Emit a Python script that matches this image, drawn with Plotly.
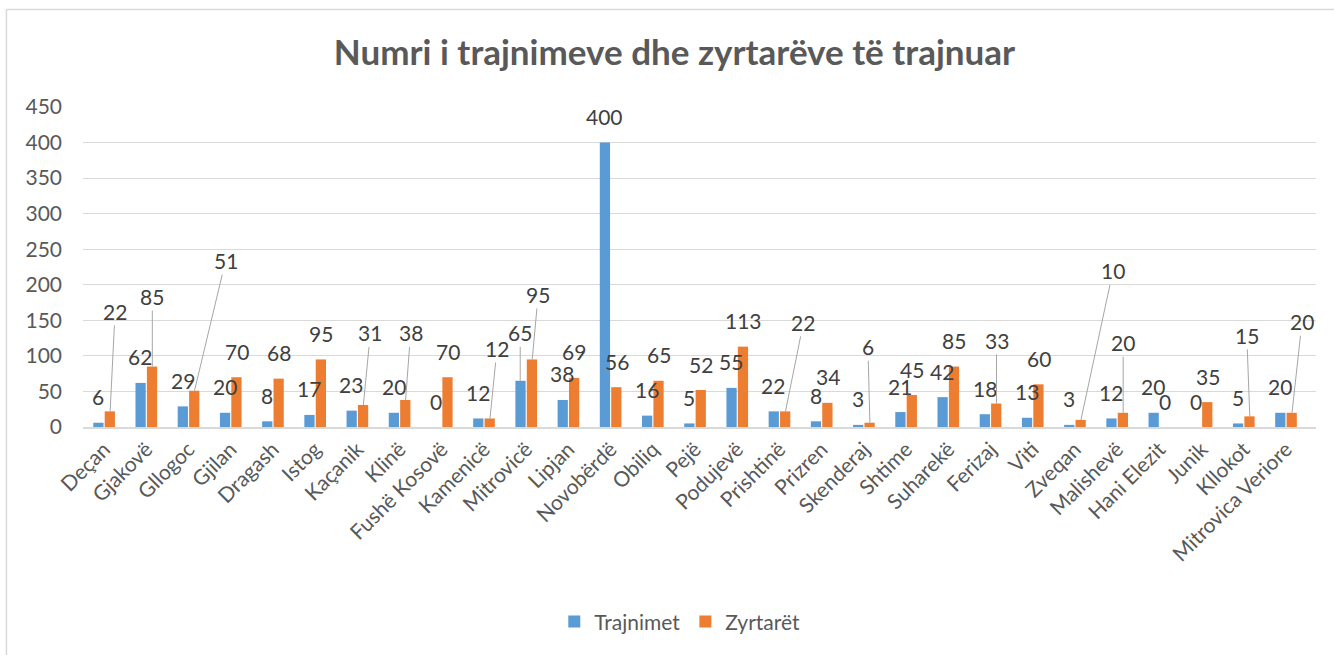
import plotly.graph_objects as go

categories = ["Deçan", "Gjakovë", "Gllogoc", "Gjilan", "Dragash", "Istog", "Kaçanik", "Klinë",
              "Fushë Kosovë", "Kamenicë", "Mitrovicë", "Lipjan", "Novobërdë", "Obiliq", "Pejë",
              "Podujevë", "Prishtinë", "Prizren", "Skenderaj", "Shtime", "Suharekë", "Ferizaj",
              "Viti", "Zveqan", "Malishevë", "Hani Elezit", "Junik", "Kllokot", "Mitrovica Veriore"]
trajnimet = [6, 62, 29, 20, 8, 17, 23, 20, 0, 12, 65, 38, 400, 16, 5, 55, 22, 8, 3, 21, 42, 18, 13, 3, 12, 20, 0, 5, 20]
zyrtaret = [22, 85, 51, 70, 68, 95, 31, 38, 70, 12, 95, 69, 56, 65, 52, 113, 22, 34, 6, 45, 85, 33, 60, 10, 20, 0, 35, 15, 20]
y_ticks = [0, 50, 100, 150, 200, 250, 300, 350, 400, 450]

series = [("Trajnimet", trajnimet, "#5b9bd5"), ("Zyrtarët", zyrtaret, "#ed7d31")]

# label offsets (pixels) for labels drawn with leader lines
leader = {
    ("Zyrtarët", "Deçan"): (5, -100),
    ("Zyrtarët", "Gjakovë"): (0, -70),
    ("Zyrtarët", "Gllogoc"): (31, -130),
    ("Zyrtarët", "Kaçanik"): (7, -72),
    ("Zyrtarët", "Klinë"): (5, -67),
    ("Zyrtarët", "Kamenicë"): (7, -70),
    ("Trajnimet", "Mitrovicë"): (0, -48),
    ("Zyrtarët", "Mitrovicë"): (6, -65),
    ("Zyrtarët", "Prishtinë"): (18, -89),
    ("Zyrtarët", "Skenderaj"): (-2, -76),
    ("Zyrtarët", "Ferizaj"): (0, -63),
    ("Zyrtarët", "Zveqan"): (32, -149),
    ("Zyrtarët", "Malishevë"): (0, -70),
    ("Zyrtarët", "Kllokot"): (-3, -81),
    ("Zyrtarët", "Mitrovica Veriore"): (10, -91),
}

FONT = "Lato"
fig = go.Figure()
for name, vals, col in series:
    fig.add_bar(name=name, x=categories, y=vals, marker=dict(color=col, line=dict(width=0)))

annotations = []
for si, (name, vals, col) in enumerate(series):
    xs = -6 if si == 0 else 6
    for c, v in zip(categories, vals):
        base = dict(x=c, y=v, text=str(v), xshift=xs,
                    font=dict(family=FONT, size=21, color="#404040"))
        if (name, c) in leader:
            ax, ay = leader[(name, c)]
            base.update(showarrow=True, arrowhead=0, arrowwidth=1, arrowcolor="#a6a6a6",
                        ax=ax, ay=ay, standoff=0)
        else:
            base.update(showarrow=False, yshift=26)
        annotations.append(base)

fig.update_layout(
    width=1334, height=655,
    margin=dict(l=83, r=18, t=107, b=228),
    paper_bgcolor="white", plot_bgcolor="white",
    barmode="group", bargap=0.46, bargroupgap=0.1,
    title=dict(text="<b>Numri i trajnimeve dhe zyrtarëve të trajnuar</b>",
               x=0.5056, xref="container", xanchor="center",
               y=1 - 53 / 655, yref="container", yanchor="middle",
               font=dict(family=FONT, size=35, color="#595959")),
    font=dict(family=FONT, color="#595959"),
    legend=dict(orientation="h", x=0.484, xanchor="center", y=-0.609, yanchor="middle",
                font=dict(family=FONT, size=21, color="#595959")),
    annotations=annotations,
    shapes=[
        dict(type="line", xref="paper", yref="paper", x0=-0.0621, x1=-0.0621, y0=1.3047, y1=-0.75,
             line=dict(color="#d9d9d9", width=1.5)),
        dict(type="line", xref="paper", yref="paper", x0=-0.0621, x1=1.03, y0=1.3047, y1=1.3047,
             line=dict(color="#d9d9d9", width=1.5)),
    ],
)
fig.update_yaxes(range=[0, 450], tickvals=y_ticks, showgrid=True, gridcolor="#d9d9d9", gridwidth=1,
                 zeroline=False, showline=False, ticks="", ticklabelstandoff=20,
                 tickfont=dict(family=FONT, size=21, color="#595959"))
fig.update_xaxes(tickangle=-45, showline=True, linecolor="#d9d9d9", linewidth=1.5, ticks="",
                 tickfont=dict(family=FONT, size=21, color="#595959"))

fig.write_html("out.html", config={"displayModeBar": False},
               post_script="document.body.style.margin='0';document.body.style.overflow='hidden';")
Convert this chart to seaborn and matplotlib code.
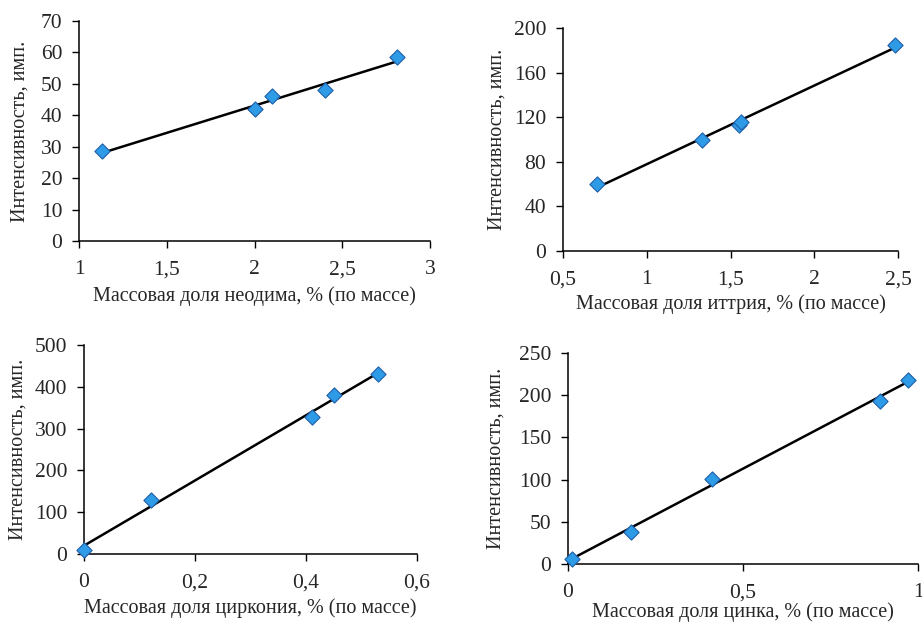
import numpy as np
import pandas as pd
import seaborn as sns
import matplotlib.pyplot as plt

# neodymium
nd_x = [1.13, 2.0, 2.1, 2.4, 2.81]
nd_y = [28.5, 42, 46, 48, 58.5]
# yttrium
y_x = [0.70, 1.33, 1.55, 1.56, 2.48]
y_y = [60, 100, 113, 116, 185]
# zirconium
zr_x = [0.0, 0.12, 0.41, 0.45, 0.53]
zr_y = [10, 128, 327, 381, 431]
# zinc
zn_x = [0.01, 0.18, 0.41, 0.89, 0.97]
zn_y = [6, 38, 101, 193, 218]

xlabels = ["Массовая доля неодима, % (по массе)",
           "Массовая доля иттрия, % (по массе)",
           "Массовая доля циркония, % (по массе)",
           "Массовая доля цинка, % (по массе)"]
ylabel = "Интенсивность, имп."

sns.set_style("ticks")
plt.rcParams['font.family'] = ['Liberation Serif', 'DejaVu Serif']

W, H = 922, 623
fig = plt.figure(figsize=(W / 100, H / 100), dpi=100)

# pixel boxes: left, top, right, bottom
boxes = [(79, 21, 430, 241), (563, 28, 898, 251),
         (84, 345, 417, 554), (568, 353, 918, 564)]
data = [(nd_x, nd_y), (y_x, y_y), (zr_x, zr_y), (zn_x, zn_y)]
xlims = [(1, 3), (0.5, 2.5), (0, 0.6), (0, 1)]
xticks = [[1, 1.5, 2, 2.5, 3], [0.5, 1, 1.5, 2, 2.5],
          [0, 0.2, 0.4, 0.6], [0, 0.5, 1]]
ylims = [(0, 70), (0, 200), (0, 500), (0, 250)]
yticks = [np.arange(0, 71, 10), np.arange(0, 201, 40),
          np.arange(0, 501, 100), np.arange(0, 251, 50)]
# x label centre (px from top) and y label centre (px from left)
xlab_y = [296, 304, 608, 612]
ylab_x = [20, 497, 18, 496]

for i in range(4):
    l, t, r, b = boxes[i]
    ax = fig.add_axes([l / W, 1 - b / H, (r - l) / W, (b - t) / H])
    df = pd.DataFrame({"x": data[i][0], "y": data[i][1]})
    sns.regplot(data=df, x="x", y="y", ax=ax, scatter=False, ci=None,
                truncate=True, color="black", line_kws={"lw": 1.8})
    sns.scatterplot(data=df, x="x", y="y", ax=ax, marker="D", s=60,
                    color="#2E9BE6", edgecolor="#1F5FA8", linewidth=0.8,
                    zorder=5, clip_on=False)
    ax.set_xlim(*xlims[i])
    ax.set_ylim(*ylims[i])
    ax.set_xticks(xticks[i])
    ax.set_xticklabels([f"{v:g}".replace(".", ",") for v in xticks[i]])
    ax.set_yticks(yticks[i])
    ax.set_xlabel(xlabels[i], fontsize=14.5, va="center")
    ax.set_ylabel(ylabel, fontsize=14.5, va="center")
    ax.xaxis.set_label_coords((l + r) / 2 / W, 1 - xlab_y[i] / H,
                              transform=fig.transFigure)
    ax.yaxis.set_label_coords(ylab_x[i] / W, 1 - (t + b) / 2 / H,
                              transform=fig.transFigure)
    ax.tick_params(labelsize=15.5, length=5, width=1, color="black")
    ax.tick_params(axis="x", pad=9)
    ax.tick_params(axis="y", pad=7)
    for s in ["left", "bottom"]:
        ax.spines[s].set_linewidth(1.1)
        ax.spines[s].set_color("black")
    sns.despine(ax=ax)

fig.savefig("out.png", dpi=100)
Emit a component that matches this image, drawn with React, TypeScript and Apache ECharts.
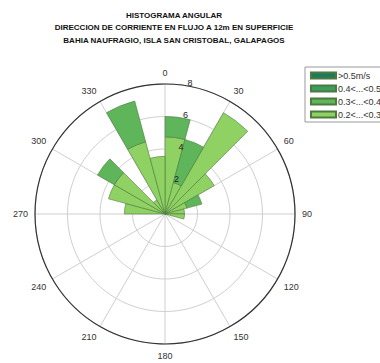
import React, { useEffect, useRef } from "react";
import * as echarts from "echarts";

const titleLines = [
  "HISTOGRAMA ANGULAR",
  "DIRECCION DE CORRIENTE EN FLUJO A 12m EN SUPERFICIE",
  "BAHIA NAUFRAGIO, ISLA SAN CRISTOBAL, GALAPAGOS",
];

// 24 direction bins of 15 degrees, clockwise from north
const bins = [
  "0-15", "15-30", "30-45", "45-60", "60-75", "75-90", "90-105", "105-120",
  "120-135", "135-150", "150-165", "165-180", "180-195", "195-210", "210-225",
  "225-240", "240-255", "255-270", "270-285", "285-300", "300-315", "315-330",
  "330-345", "345-360",
];

const classNames = [">0.5m/s", "0.4<...<0.5", "0.3<...<0.4", "0.2<...<0.3"];

const s02_03 = [4.75, 2.0, 7.2, 3.5, 1.4, 1.2, 1.2, 0, 0, 0, 0, 0, 0, 0, 0, 0, 0, 0, 2.5, 3.6, 3.6, 1.0, 4.6, 3.55];
const s03_04 = [1.25, 2.75, 0, 0, 0.95, 0, 0, 0, 0, 0, 0, 0, 0, 0, 0, 0, 0, 0, 0, 0, 1.2, 0, 2.6, 0];
const s04_05 = [0, 0, 0, 0, 0, 0, 0, 0, 0, 0, 0, 0, 0, 0, 0, 0, 0, 0, 0, 0, 0, 0, 0, 0];
const s05 = [0, 0, 0, 0, 0, 0, 0, 0, 0, 0, 0, 0, 0, 0, 0, 0, 0, 0, 0, 0, 0, 0, 0, 0];

const classColors = ["#1d7a5e", "#3c9d61", "#5eb55a", "#8fd163"];

const angleTicks = [0, 30, 60, 90, 120, 150, 180, 210, 240, 270, 300, 330];
const radiusTicks = [2, 4, 6, 8];

const FONT = "Liberation Sans, Arial, sans-serif";

export default function App() {
  const ref = useRef<HTMLDivElement>(null);
  useEffect(() => {
    if (!ref.current) return;
    const chart = echarts.init(ref.current, null, { renderer: "svg" });
    const center = [165, 214];
    const radius = 130;
    const seriesData = [s02_03, s03_04, s04_05, s05];
    const seriesNames = ["0.2<...<0.3", "0.3<...<0.4", "0.4<...<0.5", ">0.5m/s"];
    const seriesColors = ["#8fd163", "#5eb55a", "#3c9d61", "#1d7a5e"];
    chart.setOption({
      animation: false,
      backgroundColor: "#ffffff",
      title: titleLines.map((t, i) => ({
        text: t,
        left: 174,
        textAlign: "center",
        top: 10 + i * 12.8,
        padding: 0,
        textStyle: {
          fontFamily: FONT,
          fontSize: 8,
          fontWeight: "bold",
          lineHeight: 10,
          color: "#111",
        },
      })),
      legend: {
        data: classNames,
        orient: "vertical",
        left: 305,
        top: 67,
        itemWidth: 25,
        itemHeight: 6,
        itemGap: 4,
        padding: [4, 3, 3, 5],
        borderColor: "#999",
        borderWidth: 1,
        borderRadius: 0,
        icon: "rect",
        textStyle: { fontSize: 9, lineHeight: 6, color: "#333", padding: [0, 0, 0, -3], fontFamily: FONT },
      },
      polar: [
        { center, radius },
        { center, radius },
        { center, radius: [4, 134] },
      ],
      angleAxis: [
        {
          polarIndex: 0,
          type: "category",
          data: bins,
          startAngle: 90,
          clockwise: true,
          boundaryGap: true,
          axisLine: { show: false },
          axisTick: { show: false },
          axisLabel: { show: false },
          splitLine: { show: false },
        },
        {
          polarIndex: 1,
          type: "value",
          min: 0,
          max: 360,
          interval: 30,
          startAngle: 90,
          clockwise: true,
          axisLine: { show: true, lineStyle: { color: "#333", width: 1.2 } },
          axisTick: { show: false },
          axisLabel: {
            margin: 7,
            fontSize: 9,
            color: "#333",
            fontFamily: FONT,
            formatter: (v: number) => (angleTicks.includes(v) && v !== 360 ? String(v) : ""),
          },
          splitLine: { show: true, lineStyle: { color: "#cfcfcf", width: 1 } },
        },
        {
          polarIndex: 2,
          type: "value",
          min: 0,
          max: 360,
          startAngle: 82,
          show: false,
        },
      ],
      radiusAxis: [
        { polarIndex: 0, min: 0, max: 8, show: false },
        {
          polarIndex: 1,
          min: 0,
          max: 8,
          interval: 2,
          axisLine: { show: false },
          axisTick: { show: false },
          axisLabel: { show: false },
          splitLine: { show: true, lineStyle: { color: "#cfcfcf", width: 1 } },
        },
        {
          polarIndex: 2,
          min: 0,
          max: 8,
          interval: 2,
          z: 10,
          axisLine: { show: false },
          axisTick: { show: false },
          splitLine: { show: false },
          axisLabel: {
            show: true,
            inside: true,
            fontSize: 9,
            color: "#222",
            margin: -9,
            fontFamily: FONT,
            formatter: (v: number) => (radiusTicks.includes(v) ? String(v) : ""),
          },
        },
      ],
      series: seriesData.map((d, i) => ({
        type: "bar",
        name: seriesNames[i],
        coordinateSystem: "polar",
        polarIndex: 0,
        stack: "rose",
        data: d.map((v) => (v === 0 ? null : v)),
        barCategoryGap: "0%",
        barGap: "0%",
        itemStyle: { color: seriesColors[i], borderColor: "#4d7a3f", borderWidth: 0.6 },
        z: 3,
      })),
      color: classColors,
    });
    return () => chart.dispose();
  }, []);
  return (
    <div
      ref={ref}
      style={{ position: "fixed", left: 0, top: 0, width: 380, height: 363 }}
    />
  );
}
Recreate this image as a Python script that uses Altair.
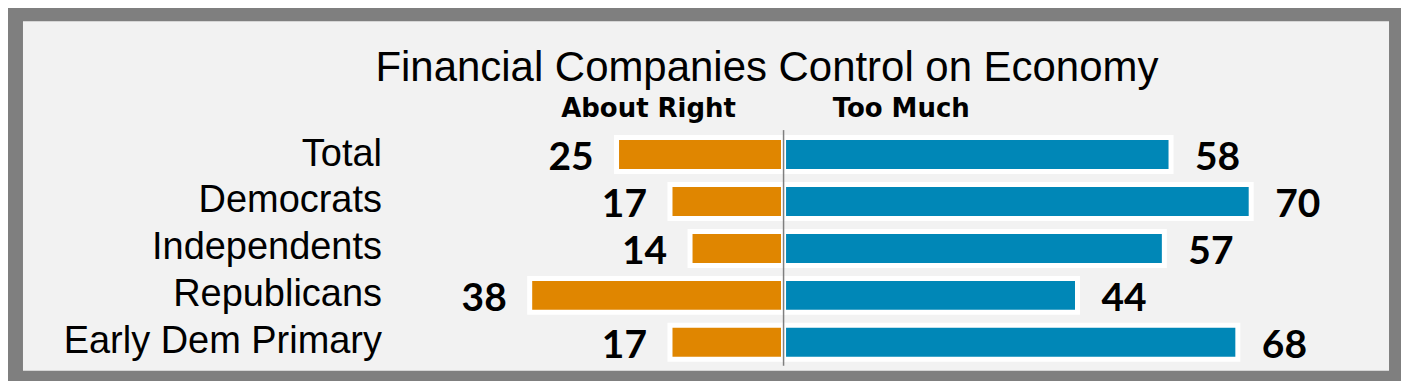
::::::::
__Objective__
In the records above, find the line containing "import plotly.graph_objects as go" and output every line from the first through that one, exactly, omitting pictures.

__Written answer__
Emit a Python script that matches this image, drawn with Plotly.
import plotly.graph_objects as go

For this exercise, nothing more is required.